27 mai 2009

"Par sa constante mutabilité, Dada a pu être envisagé depuis des angles opposés." Guillermo de Torre

Publié en 1925 – l'année où paraît également

La déshumanisation de l'art de José Ortega y Gasset – sous le titre Literaturas europeas de vanguardia (Madrid, Caro Raggio ed.), l'ouvrage majeur de Guillermo de Torre (1900-1971) n'a jamais, nous dit Eddie Breuil, fait l'objet d'une traduction intégrale en français. Intitulé

Ultra-Dada entre deux avant-gardes, Eddie Breuil vient cependant de faire paraître un chapitre de cette indispensable référence : « Le mouvement Dada » suivi notamment de « Manifestes ultraïstes ». Le contenu est d'autant plus alléchant qu'il a valeur de document et entre de ce fait dans l'histoire critique du mouvement :

« À [cette guerre interne] fait écho l'ouvrage de Pierre de Massot, De Mallarmé à 391, inspiré avec malveillance par Francis Picabia, qui tend à fausser, dans le chapitre consacré au Dadaïsme, la vraie histoire de ce mouvement, en établissant les bases d'une mystification qui n'a pas abouti, et contre laquelle, par tous les moyens, nous devons protester. Selon Massot, les véritables pères du Dadaïsme sont Picabia et Duchamp qui ont démarré cette tendance à New York en 1914, indépendamment de Tzara, qui lui a donné son nom, et qu'ils ont rencontré à Zurich en 1918 ».

Eddie Breuil précise à la suite de cette note de Guillermo de Torre : « Duchamp n'a pas connu Tzara à Zurich, mais à Paris ». (1) Si la « malveillance » de Picabia prêtée par Guillermo de Torre reste à relativiser (en 1925, les partis-pris des clans et des réseaux étaient encore actifs, on le voit), l'engagement de Pierre de Masssot auprès de Picabia et de Duchamp s'apparentait en effet à ce qu'on pourrait appeler un militantisme amical : « À New York, en 1914, durant de longues solitudes, puis dans le salon de Picabia où venaient chaque nuit de nouveaux inconnus qui ne se présentaient pas au maître de maison (Marconi n'y passa-t-il pas une veillée sans que le peintre s'en doutât ?), bercés par les harmonies mélancoliques d'un gramophone et parce qu'un état de neurasthénie aigüe les prédisposait à ce dégoût, souvent raisonnable, Francis Picabia et Marcel Duchamp inventèrent le dadaïsme. » Dans le même article (2), écrit « à la lueur de nos cigarettes tonkinoises », c'est avec un souvenir attristé (novembre 1921 !) que De Massot évoque Dada (jadis et naguère se disputant la primauté de son anamnèse, pourrait-on dire en le pastichant rapidement), en concluant sur une note dont la mélancolie devait certainement quelque chose aux volutes opiacées qu'il partageait parfois avec Mireille Havet (3) : « Elle est finie, l'histoire promise, mes bons amis, et le souvenir de Dada se confond, dans le crépuscule, avec la cendre de nos cigarettes parfumées. »

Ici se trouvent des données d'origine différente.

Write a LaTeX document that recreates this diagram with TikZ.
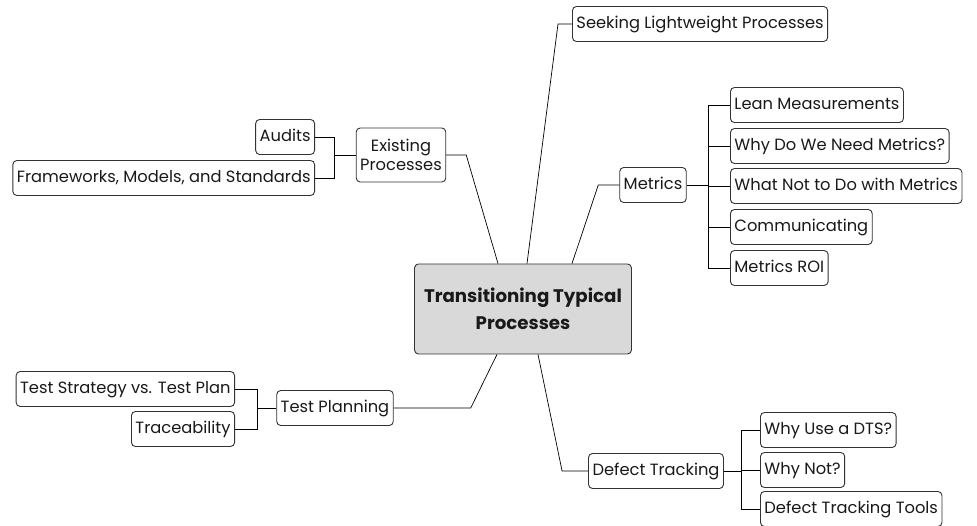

1) Guillermo de Torre, Ultra-Dada entre deux avant-gardes, édition établie par Eddie Breuil, Les Presses du Réel, 2009, p. 75.

2) Pierre de Massot, « Dada », article paru dans le numéro 16 (novembre 1921) de la revue Ça Ira !, pp. 106-107.

(3) Lire l'indispensable biographie Mireille Havet. L'enfant terrible d'Emmanuelle Retaillaud-Bajac (Grasset, 2008) et le journal de Mireille Havet en cours de publication chez Claire Paulhan (3 tomes parus à ce jour).